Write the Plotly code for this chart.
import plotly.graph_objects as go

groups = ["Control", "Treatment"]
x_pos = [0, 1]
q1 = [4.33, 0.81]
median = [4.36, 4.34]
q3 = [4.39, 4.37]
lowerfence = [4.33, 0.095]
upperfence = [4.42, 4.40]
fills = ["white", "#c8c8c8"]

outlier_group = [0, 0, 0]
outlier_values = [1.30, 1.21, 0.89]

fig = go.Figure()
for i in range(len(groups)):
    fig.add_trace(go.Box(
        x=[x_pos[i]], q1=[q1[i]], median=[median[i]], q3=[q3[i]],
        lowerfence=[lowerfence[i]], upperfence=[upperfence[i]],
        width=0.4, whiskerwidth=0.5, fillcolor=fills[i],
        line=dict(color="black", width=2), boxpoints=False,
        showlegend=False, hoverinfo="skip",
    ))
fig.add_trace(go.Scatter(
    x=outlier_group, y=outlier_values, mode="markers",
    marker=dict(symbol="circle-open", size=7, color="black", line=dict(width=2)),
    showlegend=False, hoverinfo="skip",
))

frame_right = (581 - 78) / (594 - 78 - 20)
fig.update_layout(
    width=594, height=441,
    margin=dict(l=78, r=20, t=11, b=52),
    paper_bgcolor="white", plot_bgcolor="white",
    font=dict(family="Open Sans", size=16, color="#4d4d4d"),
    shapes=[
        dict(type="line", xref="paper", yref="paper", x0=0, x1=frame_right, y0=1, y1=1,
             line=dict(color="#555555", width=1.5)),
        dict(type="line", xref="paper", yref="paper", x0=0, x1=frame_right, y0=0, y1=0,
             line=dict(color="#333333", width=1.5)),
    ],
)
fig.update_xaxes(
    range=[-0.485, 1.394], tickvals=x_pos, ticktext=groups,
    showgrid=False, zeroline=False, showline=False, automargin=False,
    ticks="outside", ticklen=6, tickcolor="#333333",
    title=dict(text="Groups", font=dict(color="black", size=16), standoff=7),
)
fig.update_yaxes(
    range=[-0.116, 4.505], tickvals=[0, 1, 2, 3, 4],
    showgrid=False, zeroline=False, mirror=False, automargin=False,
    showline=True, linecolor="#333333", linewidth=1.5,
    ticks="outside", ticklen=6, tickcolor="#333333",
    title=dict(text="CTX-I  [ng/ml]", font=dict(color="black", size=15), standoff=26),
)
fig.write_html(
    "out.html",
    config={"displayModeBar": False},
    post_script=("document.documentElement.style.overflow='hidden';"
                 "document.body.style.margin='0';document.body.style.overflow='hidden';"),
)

What the task asks> All of the data needs to be reproduced exactly, with no line missing.

Answer to this problem>
Write the Plotly code for this chart.
import plotly.graph_objects as go

groups = ["Control", "Treatment"]
x_pos = [0, 1]
q1 = [4.33, 0.81]
median = [4.36, 4.34]
q3 = [4.39, 4.37]
lowerfence = [4.33, 0.095]
upperfence = [4.42, 4.40]
fills = ["white", "#c8c8c8"]

outlier_group = [0, 0, 0]
outlier_values = [1.30, 1.21, 0.89]

fig = go.Figure()
for i in range(len(groups)):
    fig.add_trace(go.Box(
        x=[x_pos[i]], q1=[q1[i]], median=[median[i]], q3=[q3[i]],
        lowerfence=[lowerfence[i]], upperfence=[upperfence[i]],
        width=0.4, whiskerwidth=0.5, fillcolor=fills[i],
        line=dict(color="black", width=2), boxpoints=False,
        showlegend=False, hoverinfo="skip",
    ))
fig.add_trace(go.Scatter(
    x=outlier_group, y=outlier_values, mode="markers",
    marker=dict(symbol="circle-open", size=7, color="black", line=dict(width=2)),
    showlegend=False, hoverinfo="skip",
))

frame_right = (581 - 78) / (594 - 78 - 20)
fig.update_layout(
    width=594, height=441,
    margin=dict(l=78, r=20, t=11, b=52),
    paper_bgcolor="white", plot_bgcolor="white",
    font=dict(family="Open Sans", size=16, color="#4d4d4d"),
    shapes=[
        dict(type="line", xref="paper", yref="paper", x0=0, x1=frame_right, y0=1, y1=1,
             line=dict(color="#555555", width=1.5)),
        dict(type="line", xref="paper", yref="paper", x0=0, x1=frame_right, y0=0, y1=0,
             line=dict(color="#333333", width=1.5)),
    ],
)
fig.update_xaxes(
    range=[-0.485, 1.394], tickvals=x_pos, ticktext=groups,
    showgrid=False, zeroline=False, showline=False, automargin=False,
    ticks="outside", ticklen=6, tickcolor="#333333",
    title=dict(text="Groups", font=dict(color="black", size=16), standoff=7),
)
fig.update_yaxes(
    range=[-0.116, 4.505], tickvals=[0, 1, 2, 3, 4],
    showgrid=False, zeroline=False, mirror=False, automargin=False,
    showline=True, linecolor="#333333", linewidth=1.5,
    ticks="outside", ticklen=6, tickcolor="#333333",
    title=dict(text="CTX-I  [ng/ml]", font=dict(color="black", size=15), standoff=26),
)
fig.write_html(
    "out.html",
    config={"displayModeBar": False},
    post_script=("document.documentElement.style.overflow='hidden';"
                 "document.body.style.margin='0';document.body.style.overflow='hidden';"),
)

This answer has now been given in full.